- [Your goal]:
From the listing that follows, output everything exactly except the pictures.

--- START Stored data ---

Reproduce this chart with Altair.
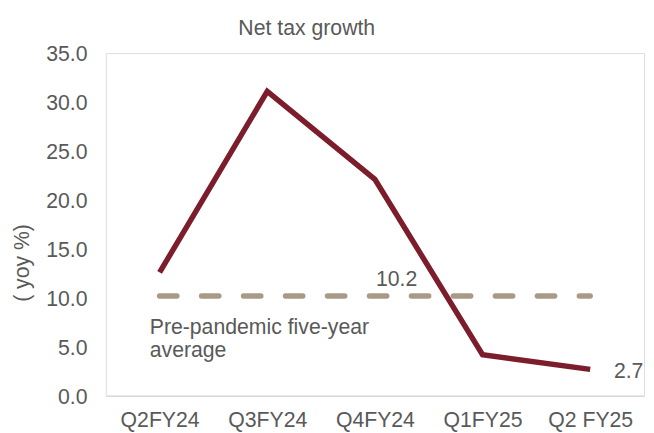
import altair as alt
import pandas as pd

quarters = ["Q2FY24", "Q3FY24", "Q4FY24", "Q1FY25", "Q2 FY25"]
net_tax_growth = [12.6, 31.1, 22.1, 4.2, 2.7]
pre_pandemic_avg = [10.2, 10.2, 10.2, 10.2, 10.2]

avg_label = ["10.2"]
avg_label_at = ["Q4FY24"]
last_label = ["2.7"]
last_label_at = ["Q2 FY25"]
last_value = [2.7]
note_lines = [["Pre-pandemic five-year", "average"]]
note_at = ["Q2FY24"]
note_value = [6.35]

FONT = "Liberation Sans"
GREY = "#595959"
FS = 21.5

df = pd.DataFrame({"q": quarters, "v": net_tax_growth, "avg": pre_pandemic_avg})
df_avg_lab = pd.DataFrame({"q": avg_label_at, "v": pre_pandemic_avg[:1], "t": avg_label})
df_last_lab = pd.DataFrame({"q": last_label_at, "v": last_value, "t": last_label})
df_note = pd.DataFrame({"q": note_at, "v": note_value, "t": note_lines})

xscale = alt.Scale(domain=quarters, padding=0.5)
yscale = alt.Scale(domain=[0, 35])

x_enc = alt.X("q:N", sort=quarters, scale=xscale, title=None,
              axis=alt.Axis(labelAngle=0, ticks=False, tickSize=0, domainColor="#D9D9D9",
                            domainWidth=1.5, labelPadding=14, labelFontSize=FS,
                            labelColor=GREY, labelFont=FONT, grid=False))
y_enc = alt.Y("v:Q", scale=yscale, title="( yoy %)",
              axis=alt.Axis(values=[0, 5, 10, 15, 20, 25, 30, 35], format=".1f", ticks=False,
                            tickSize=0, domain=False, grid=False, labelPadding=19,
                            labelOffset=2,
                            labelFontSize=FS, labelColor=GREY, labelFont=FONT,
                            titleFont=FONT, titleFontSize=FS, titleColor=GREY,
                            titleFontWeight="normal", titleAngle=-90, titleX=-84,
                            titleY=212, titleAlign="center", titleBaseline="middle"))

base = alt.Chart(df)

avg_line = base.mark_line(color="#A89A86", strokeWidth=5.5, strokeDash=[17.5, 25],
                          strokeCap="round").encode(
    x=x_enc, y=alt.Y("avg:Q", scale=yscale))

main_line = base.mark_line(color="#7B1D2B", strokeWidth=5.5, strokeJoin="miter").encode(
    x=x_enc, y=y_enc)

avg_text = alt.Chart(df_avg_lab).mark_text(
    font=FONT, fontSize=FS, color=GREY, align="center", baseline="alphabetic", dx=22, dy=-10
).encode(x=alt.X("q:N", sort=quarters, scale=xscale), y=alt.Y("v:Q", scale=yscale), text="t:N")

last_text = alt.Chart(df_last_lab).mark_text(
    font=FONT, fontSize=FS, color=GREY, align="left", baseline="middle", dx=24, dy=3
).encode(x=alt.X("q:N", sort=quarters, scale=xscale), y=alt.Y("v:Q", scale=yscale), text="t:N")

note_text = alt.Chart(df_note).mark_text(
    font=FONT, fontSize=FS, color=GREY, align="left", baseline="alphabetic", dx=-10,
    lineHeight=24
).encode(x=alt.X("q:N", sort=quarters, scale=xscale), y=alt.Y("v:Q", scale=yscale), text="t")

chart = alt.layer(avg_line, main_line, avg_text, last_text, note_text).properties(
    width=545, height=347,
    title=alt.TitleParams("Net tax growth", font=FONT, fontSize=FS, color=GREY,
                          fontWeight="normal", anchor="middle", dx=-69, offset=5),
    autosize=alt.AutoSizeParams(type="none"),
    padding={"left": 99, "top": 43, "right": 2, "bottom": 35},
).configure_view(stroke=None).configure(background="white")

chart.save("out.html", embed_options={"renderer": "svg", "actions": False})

--- END Stored data ---

- [Output for this task]:
Reproduce this chart with Altair.
import altair as alt
import pandas as pd

quarters = ["Q2FY24", "Q3FY24", "Q4FY24", "Q1FY25", "Q2 FY25"]
net_tax_growth = [12.6, 31.1, 22.1, 4.2, 2.7]
pre_pandemic_avg = [10.2, 10.2, 10.2, 10.2, 10.2]

avg_label = ["10.2"]
avg_label_at = ["Q4FY24"]
last_label = ["2.7"]
last_label_at = ["Q2 FY25"]
last_value = [2.7]
note_lines = [["Pre-pandemic five-year", "average"]]
note_at = ["Q2FY24"]
note_value = [6.35]

FONT = "Liberation Sans"
GREY = "#595959"
FS = 21.5

df = pd.DataFrame({"q": quarters, "v": net_tax_growth, "avg": pre_pandemic_avg})
df_avg_lab = pd.DataFrame({"q": avg_label_at, "v": pre_pandemic_avg[:1], "t": avg_label})
df_last_lab = pd.DataFrame({"q": last_label_at, "v": last_value, "t": last_label})
df_note = pd.DataFrame({"q": note_at, "v": note_value, "t": note_lines})

xscale = alt.Scale(domain=quarters, padding=0.5)
yscale = alt.Scale(domain=[0, 35])

x_enc = alt.X("q:N", sort=quarters, scale=xscale, title=None,
              axis=alt.Axis(labelAngle=0, ticks=False, tickSize=0, domainColor="#D9D9D9",
                            domainWidth=1.5, labelPadding=14, labelFontSize=FS,
                            labelColor=GREY, labelFont=FONT, grid=False))
y_enc = alt.Y("v:Q", scale=yscale, title="( yoy %)",
              axis=alt.Axis(values=[0, 5, 10, 15, 20, 25, 30, 35], format=".1f", ticks=False,
                            tickSize=0, domain=False, grid=False, labelPadding=19,
                            labelOffset=2,
                            labelFontSize=FS, labelColor=GREY, labelFont=FONT,
                            titleFont=FONT, titleFontSize=FS, titleColor=GREY,
                            titleFontWeight="normal", titleAngle=-90, titleX=-84,
                            titleY=212, titleAlign="center", titleBaseline="middle"))

base = alt.Chart(df)

avg_line = base.mark_line(color="#A89A86", strokeWidth=5.5, strokeDash=[17.5, 25],
                          strokeCap="round").encode(
    x=x_enc, y=alt.Y("avg:Q", scale=yscale))

main_line = base.mark_line(color="#7B1D2B", strokeWidth=5.5, strokeJoin="miter").encode(
    x=x_enc, y=y_enc)

avg_text = alt.Chart(df_avg_lab).mark_text(
    font=FONT, fontSize=FS, color=GREY, align="center", baseline="alphabetic", dx=22, dy=-10
).encode(x=alt.X("q:N", sort=quarters, scale=xscale), y=alt.Y("v:Q", scale=yscale), text="t:N")

last_text = alt.Chart(df_last_lab).mark_text(
    font=FONT, fontSize=FS, color=GREY, align="left", baseline="middle", dx=24, dy=3
).encode(x=alt.X("q:N", sort=quarters, scale=xscale), y=alt.Y("v:Q", scale=yscale), text="t:N")

note_text = alt.Chart(df_note).mark_text(
    font=FONT, fontSize=FS, color=GREY, align="left", baseline="alphabetic", dx=-10,
    lineHeight=24
).encode(x=alt.X("q:N", sort=quarters, scale=xscale), y=alt.Y("v:Q", scale=yscale), text="t")

chart = alt.layer(avg_line, main_line, avg_text, last_text, note_text).properties(
    width=545, height=347,
    title=alt.TitleParams("Net tax growth", font=FONT, fontSize=FS, color=GREY,
                          fontWeight="normal", anchor="middle", dx=-69, offset=5),
    autosize=alt.AutoSizeParams(type="none"),
    padding={"left": 99, "top": 43, "right": 2, "bottom": 35},
).configure_view(stroke=None).configure(background="white")

chart.save("out.html", embed_options={"renderer": "svg", "actions": False})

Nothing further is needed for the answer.